====== SUPPLIED DATA ======

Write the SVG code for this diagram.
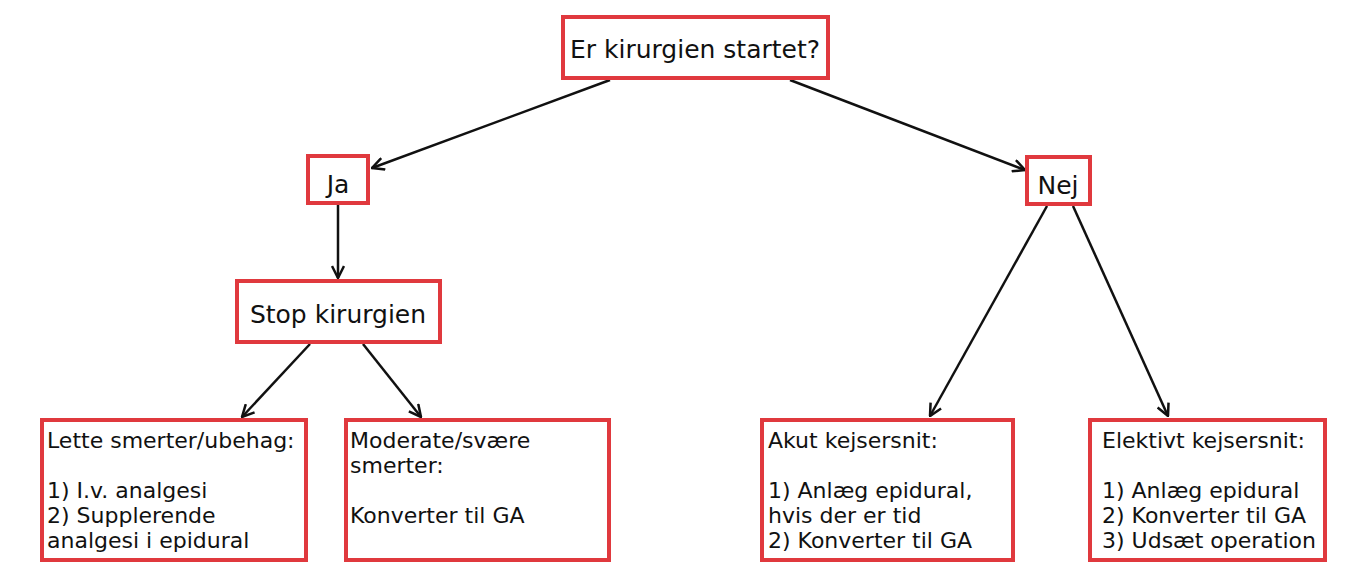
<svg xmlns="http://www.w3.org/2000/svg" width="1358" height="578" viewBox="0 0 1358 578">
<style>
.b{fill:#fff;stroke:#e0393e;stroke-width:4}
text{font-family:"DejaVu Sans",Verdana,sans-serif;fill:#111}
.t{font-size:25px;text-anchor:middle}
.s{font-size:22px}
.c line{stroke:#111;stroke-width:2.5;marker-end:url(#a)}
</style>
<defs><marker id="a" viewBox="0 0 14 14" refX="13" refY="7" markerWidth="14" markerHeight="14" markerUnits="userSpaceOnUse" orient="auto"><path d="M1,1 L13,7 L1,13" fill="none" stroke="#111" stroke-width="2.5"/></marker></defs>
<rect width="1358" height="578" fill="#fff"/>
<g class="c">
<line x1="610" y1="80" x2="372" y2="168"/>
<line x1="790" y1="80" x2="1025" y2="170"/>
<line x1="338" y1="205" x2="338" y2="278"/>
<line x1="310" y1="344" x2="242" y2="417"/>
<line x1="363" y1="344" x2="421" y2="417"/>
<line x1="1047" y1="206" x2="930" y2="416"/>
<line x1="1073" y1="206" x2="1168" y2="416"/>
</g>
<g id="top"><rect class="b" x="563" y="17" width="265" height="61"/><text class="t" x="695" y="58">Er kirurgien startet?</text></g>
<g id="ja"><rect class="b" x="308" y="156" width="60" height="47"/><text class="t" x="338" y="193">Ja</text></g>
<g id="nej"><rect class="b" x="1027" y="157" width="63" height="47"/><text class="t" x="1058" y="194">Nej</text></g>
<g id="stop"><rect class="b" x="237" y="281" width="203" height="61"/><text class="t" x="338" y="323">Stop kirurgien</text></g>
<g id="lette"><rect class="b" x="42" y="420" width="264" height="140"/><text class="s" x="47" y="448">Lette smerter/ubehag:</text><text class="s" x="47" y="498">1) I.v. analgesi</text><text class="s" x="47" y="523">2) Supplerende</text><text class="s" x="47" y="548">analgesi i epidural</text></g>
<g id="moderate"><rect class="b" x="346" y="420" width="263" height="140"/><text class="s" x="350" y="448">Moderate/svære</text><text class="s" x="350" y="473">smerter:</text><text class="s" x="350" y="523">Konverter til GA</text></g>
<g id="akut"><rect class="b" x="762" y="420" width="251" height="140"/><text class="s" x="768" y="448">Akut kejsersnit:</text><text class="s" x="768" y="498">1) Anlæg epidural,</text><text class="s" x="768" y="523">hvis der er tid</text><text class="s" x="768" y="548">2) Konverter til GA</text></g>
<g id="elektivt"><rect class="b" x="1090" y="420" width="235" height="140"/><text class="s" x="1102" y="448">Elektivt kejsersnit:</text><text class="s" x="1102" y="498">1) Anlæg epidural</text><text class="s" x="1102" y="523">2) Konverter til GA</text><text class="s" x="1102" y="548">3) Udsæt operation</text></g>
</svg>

======

SET TASK »
Repeat the material above verbatim. Leave the pictures behind.

RESULT »
Write the SVG code for this diagram.
<svg xmlns="http://www.w3.org/2000/svg" width="1358" height="578" viewBox="0 0 1358 578">
<style>
.b{fill:#fff;stroke:#e0393e;stroke-width:4}
text{font-family:"DejaVu Sans",Verdana,sans-serif;fill:#111}
.t{font-size:25px;text-anchor:middle}
.s{font-size:22px}
.c line{stroke:#111;stroke-width:2.5;marker-end:url(#a)}
</style>
<defs><marker id="a" viewBox="0 0 14 14" refX="13" refY="7" markerWidth="14" markerHeight="14" markerUnits="userSpaceOnUse" orient="auto"><path d="M1,1 L13,7 L1,13" fill="none" stroke="#111" stroke-width="2.5"/></marker></defs>
<rect width="1358" height="578" fill="#fff"/>
<g class="c">
<line x1="610" y1="80" x2="372" y2="168"/>
<line x1="790" y1="80" x2="1025" y2="170"/>
<line x1="338" y1="205" x2="338" y2="278"/>
<line x1="310" y1="344" x2="242" y2="417"/>
<line x1="363" y1="344" x2="421" y2="417"/>
<line x1="1047" y1="206" x2="930" y2="416"/>
<line x1="1073" y1="206" x2="1168" y2="416"/>
</g>
<g id="top"><rect class="b" x="563" y="17" width="265" height="61"/><text class="t" x="695" y="58">Er kirurgien startet?</text></g>
<g id="ja"><rect class="b" x="308" y="156" width="60" height="47"/><text class="t" x="338" y="193">Ja</text></g>
<g id="nej"><rect class="b" x="1027" y="157" width="63" height="47"/><text class="t" x="1058" y="194">Nej</text></g>
<g id="stop"><rect class="b" x="237" y="281" width="203" height="61"/><text class="t" x="338" y="323">Stop kirurgien</text></g>
<g id="lette"><rect class="b" x="42" y="420" width="264" height="140"/><text class="s" x="47" y="448">Lette smerter/ubehag:</text><text class="s" x="47" y="498">1) I.v. analgesi</text><text class="s" x="47" y="523">2) Supplerende</text><text class="s" x="47" y="548">analgesi i epidural</text></g>
<g id="moderate"><rect class="b" x="346" y="420" width="263" height="140"/><text class="s" x="350" y="448">Moderate/svære</text><text class="s" x="350" y="473">smerter:</text><text class="s" x="350" y="523">Konverter til GA</text></g>
<g id="akut"><rect class="b" x="762" y="420" width="251" height="140"/><text class="s" x="768" y="448">Akut kejsersnit:</text><text class="s" x="768" y="498">1) Anlæg epidural,</text><text class="s" x="768" y="523">hvis der er tid</text><text class="s" x="768" y="548">2) Konverter til GA</text></g>
<g id="elektivt"><rect class="b" x="1090" y="420" width="235" height="140"/><text class="s" x="1102" y="448">Elektivt kejsersnit:</text><text class="s" x="1102" y="498">1) Anlæg epidural</text><text class="s" x="1102" y="523">2) Konverter til GA</text><text class="s" x="1102" y="548">3) Udsæt operation</text></g>
</svg>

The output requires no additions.